Quantum chemical cluster modeling of the high-symmetry nanoclusters Ga15MnAs16H36 and Ga12MnAs16H36 simulating the bulk of a GaAs crystal with Mn paramagnetic impurity center is carried out within the Density Functional Theory. A Generalized Gradient Approximation method PBEPBE/LanL2DZ is used to study the neutral Mn0 and ionized Mn− states of a Mn atom in the nanoclusters under consideration. The change of the charge state of the impurity center from Mn0 to Mn− leads to a considerable relaxation of Mn-As bonds in the immediate surroundings of the Mn atom and to the “p-hole” recombination.
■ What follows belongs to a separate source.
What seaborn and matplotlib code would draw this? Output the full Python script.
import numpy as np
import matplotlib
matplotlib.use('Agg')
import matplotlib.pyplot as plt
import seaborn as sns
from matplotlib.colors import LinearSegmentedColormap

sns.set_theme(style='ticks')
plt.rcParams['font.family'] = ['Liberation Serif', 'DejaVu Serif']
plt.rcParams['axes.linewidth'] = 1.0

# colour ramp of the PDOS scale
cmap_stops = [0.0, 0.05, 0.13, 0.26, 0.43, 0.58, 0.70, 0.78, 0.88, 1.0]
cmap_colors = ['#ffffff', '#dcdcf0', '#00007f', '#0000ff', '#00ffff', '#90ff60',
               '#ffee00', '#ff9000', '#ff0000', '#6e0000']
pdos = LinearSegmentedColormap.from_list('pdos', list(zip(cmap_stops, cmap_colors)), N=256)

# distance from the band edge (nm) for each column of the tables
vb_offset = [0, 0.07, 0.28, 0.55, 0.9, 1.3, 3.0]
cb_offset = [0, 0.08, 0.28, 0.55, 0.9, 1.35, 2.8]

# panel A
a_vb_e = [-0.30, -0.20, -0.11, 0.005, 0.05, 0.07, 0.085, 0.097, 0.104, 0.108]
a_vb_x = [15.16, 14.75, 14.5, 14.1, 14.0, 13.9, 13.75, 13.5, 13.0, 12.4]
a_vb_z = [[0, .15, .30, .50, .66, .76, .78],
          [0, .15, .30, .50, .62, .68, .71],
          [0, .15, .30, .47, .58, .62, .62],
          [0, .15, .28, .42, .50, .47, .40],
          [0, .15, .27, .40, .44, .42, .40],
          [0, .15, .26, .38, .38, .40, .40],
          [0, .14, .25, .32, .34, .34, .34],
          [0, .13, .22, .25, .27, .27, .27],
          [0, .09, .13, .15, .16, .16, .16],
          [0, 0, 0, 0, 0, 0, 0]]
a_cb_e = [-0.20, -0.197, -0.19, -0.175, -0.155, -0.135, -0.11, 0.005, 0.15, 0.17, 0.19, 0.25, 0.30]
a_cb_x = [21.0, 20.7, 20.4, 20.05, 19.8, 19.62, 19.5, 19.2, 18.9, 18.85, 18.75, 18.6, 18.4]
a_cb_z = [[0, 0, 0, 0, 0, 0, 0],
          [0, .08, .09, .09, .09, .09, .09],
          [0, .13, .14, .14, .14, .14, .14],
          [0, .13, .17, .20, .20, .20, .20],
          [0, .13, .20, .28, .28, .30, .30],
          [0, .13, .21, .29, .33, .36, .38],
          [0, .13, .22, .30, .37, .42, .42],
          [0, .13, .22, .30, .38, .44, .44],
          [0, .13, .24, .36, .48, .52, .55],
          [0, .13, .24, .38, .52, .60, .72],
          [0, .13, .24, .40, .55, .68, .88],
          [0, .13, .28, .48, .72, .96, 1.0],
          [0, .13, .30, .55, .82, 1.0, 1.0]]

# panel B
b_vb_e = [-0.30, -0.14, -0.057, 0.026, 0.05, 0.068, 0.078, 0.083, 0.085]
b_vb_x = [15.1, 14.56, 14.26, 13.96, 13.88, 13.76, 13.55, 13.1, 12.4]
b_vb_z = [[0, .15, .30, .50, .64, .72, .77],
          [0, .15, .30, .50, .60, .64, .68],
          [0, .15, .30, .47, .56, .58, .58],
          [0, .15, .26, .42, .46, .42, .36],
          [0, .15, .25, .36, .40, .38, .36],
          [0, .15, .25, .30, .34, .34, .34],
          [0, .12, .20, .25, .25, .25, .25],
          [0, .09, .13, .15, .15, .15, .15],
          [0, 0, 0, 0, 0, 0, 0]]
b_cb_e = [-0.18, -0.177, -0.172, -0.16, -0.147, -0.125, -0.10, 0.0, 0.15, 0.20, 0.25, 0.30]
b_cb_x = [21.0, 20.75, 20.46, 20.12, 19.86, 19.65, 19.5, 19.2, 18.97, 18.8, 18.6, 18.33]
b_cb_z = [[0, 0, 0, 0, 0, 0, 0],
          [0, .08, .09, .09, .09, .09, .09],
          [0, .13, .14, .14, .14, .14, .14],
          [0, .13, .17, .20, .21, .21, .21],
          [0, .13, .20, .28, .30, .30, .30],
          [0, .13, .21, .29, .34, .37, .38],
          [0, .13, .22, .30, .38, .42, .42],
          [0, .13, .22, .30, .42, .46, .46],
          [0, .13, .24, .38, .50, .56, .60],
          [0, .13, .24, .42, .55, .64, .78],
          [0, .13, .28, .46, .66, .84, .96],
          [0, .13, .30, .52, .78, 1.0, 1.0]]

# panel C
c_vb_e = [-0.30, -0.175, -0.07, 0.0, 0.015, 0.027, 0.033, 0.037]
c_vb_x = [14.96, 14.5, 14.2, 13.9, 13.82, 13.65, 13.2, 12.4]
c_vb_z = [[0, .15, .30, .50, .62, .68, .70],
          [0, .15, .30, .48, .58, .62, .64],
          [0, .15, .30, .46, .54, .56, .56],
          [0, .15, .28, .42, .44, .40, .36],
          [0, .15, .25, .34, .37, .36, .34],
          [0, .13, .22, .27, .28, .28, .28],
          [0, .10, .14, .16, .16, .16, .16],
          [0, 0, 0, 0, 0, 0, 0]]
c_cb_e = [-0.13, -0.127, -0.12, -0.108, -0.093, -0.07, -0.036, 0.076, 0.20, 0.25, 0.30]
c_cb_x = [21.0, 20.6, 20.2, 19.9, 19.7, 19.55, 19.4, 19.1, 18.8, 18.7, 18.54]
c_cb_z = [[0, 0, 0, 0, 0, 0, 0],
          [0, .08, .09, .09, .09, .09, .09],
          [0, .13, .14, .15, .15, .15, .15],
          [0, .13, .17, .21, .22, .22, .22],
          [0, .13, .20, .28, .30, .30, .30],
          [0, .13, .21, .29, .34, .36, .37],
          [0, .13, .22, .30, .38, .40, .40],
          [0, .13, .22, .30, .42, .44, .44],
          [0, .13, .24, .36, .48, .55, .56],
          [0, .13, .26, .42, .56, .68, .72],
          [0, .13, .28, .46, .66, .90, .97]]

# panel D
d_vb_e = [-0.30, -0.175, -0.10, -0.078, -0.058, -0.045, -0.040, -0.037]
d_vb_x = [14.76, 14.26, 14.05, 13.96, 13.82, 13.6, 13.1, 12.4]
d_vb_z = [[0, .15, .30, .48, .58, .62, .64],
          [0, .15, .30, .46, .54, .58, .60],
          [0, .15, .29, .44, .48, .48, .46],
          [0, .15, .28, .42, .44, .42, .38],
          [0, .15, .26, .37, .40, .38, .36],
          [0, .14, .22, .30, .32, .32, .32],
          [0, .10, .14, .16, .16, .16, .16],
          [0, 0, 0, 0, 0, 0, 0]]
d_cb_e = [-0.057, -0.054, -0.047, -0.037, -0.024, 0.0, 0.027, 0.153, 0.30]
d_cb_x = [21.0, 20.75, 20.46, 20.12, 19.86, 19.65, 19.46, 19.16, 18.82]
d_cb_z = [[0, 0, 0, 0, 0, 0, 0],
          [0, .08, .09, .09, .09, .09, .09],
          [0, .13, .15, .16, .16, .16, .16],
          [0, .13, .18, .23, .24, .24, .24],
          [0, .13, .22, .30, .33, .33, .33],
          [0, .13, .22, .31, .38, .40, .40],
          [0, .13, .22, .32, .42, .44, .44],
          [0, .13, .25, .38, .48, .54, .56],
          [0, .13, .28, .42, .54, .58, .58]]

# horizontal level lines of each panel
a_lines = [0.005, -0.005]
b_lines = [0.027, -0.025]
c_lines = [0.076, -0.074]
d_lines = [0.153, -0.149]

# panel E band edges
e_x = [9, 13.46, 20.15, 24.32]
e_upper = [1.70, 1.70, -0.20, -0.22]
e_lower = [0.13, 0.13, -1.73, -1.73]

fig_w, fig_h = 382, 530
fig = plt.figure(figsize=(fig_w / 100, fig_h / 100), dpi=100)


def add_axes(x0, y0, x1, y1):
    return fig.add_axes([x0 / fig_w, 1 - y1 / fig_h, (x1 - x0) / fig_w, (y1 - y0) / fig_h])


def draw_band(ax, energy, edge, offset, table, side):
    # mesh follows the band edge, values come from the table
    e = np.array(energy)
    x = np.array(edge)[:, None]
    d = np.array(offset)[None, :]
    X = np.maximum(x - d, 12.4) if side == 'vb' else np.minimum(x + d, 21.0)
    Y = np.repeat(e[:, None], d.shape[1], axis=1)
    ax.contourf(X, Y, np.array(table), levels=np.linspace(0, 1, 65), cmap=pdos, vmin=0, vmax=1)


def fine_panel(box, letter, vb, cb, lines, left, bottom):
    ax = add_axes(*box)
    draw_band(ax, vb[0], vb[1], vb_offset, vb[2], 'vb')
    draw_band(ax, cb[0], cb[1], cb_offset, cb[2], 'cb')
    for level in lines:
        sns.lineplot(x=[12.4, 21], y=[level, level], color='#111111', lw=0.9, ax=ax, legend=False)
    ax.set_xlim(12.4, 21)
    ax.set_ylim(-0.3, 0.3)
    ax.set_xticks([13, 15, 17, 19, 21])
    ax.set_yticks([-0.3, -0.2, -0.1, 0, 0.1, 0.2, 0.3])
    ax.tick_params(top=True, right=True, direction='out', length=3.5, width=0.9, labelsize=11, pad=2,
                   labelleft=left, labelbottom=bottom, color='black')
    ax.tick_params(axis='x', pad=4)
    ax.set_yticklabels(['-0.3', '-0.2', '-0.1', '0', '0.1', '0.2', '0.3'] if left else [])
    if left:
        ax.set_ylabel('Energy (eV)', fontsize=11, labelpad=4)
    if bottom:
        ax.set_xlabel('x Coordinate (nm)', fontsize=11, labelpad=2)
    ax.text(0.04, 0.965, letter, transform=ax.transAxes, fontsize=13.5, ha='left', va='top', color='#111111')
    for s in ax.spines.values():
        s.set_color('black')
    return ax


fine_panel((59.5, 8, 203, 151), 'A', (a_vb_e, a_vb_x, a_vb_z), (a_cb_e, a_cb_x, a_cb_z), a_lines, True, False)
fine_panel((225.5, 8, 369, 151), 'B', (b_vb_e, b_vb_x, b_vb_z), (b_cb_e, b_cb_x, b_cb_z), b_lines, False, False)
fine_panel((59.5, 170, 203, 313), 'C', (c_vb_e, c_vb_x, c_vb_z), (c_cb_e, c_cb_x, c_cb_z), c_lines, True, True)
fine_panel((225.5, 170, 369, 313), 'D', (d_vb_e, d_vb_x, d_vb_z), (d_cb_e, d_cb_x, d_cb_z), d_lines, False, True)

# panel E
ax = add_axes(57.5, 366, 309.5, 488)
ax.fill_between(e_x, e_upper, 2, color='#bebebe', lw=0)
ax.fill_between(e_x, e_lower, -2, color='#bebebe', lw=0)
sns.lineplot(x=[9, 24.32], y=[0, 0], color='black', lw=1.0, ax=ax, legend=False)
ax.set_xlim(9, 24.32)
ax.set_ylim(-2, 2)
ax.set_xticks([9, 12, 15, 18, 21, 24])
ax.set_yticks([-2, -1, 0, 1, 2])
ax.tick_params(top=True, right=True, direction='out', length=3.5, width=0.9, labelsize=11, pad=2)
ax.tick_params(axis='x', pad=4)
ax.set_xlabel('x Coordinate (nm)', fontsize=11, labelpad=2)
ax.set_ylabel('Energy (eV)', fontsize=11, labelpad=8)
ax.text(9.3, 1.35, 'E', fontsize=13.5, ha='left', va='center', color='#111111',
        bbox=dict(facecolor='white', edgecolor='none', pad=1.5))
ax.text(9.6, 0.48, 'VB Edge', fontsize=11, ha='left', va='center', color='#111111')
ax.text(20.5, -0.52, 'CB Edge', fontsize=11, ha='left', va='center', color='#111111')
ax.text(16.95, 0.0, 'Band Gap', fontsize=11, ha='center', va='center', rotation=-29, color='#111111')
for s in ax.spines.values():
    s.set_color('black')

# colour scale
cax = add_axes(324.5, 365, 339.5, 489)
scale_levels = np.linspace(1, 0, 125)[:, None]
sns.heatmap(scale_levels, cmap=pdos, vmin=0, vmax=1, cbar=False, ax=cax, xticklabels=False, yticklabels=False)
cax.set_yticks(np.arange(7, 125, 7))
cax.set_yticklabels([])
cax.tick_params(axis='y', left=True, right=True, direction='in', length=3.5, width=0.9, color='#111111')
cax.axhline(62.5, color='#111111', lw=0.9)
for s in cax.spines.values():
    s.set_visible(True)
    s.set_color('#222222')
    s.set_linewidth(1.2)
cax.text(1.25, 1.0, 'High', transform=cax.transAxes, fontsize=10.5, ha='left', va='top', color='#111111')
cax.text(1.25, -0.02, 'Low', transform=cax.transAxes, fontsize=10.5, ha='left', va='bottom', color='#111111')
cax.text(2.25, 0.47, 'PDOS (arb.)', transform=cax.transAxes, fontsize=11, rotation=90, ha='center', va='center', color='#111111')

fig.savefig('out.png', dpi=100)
It also affects the spin density localization. The components of the g-tensor for both the neutral Mn0 and the ionized Mnstates are calculated by the Gauge-Independent Atomic Orbital (GIAO) method with the hybrid density-functional mPW1PW91. The resulting values of the g-factor are in good agreement with the experimental Electron Paramagnetic Resonance data. The results obtained confirm the applicability of the cluster approach for describing charge effects in dilute ferromagnetic semiconductors.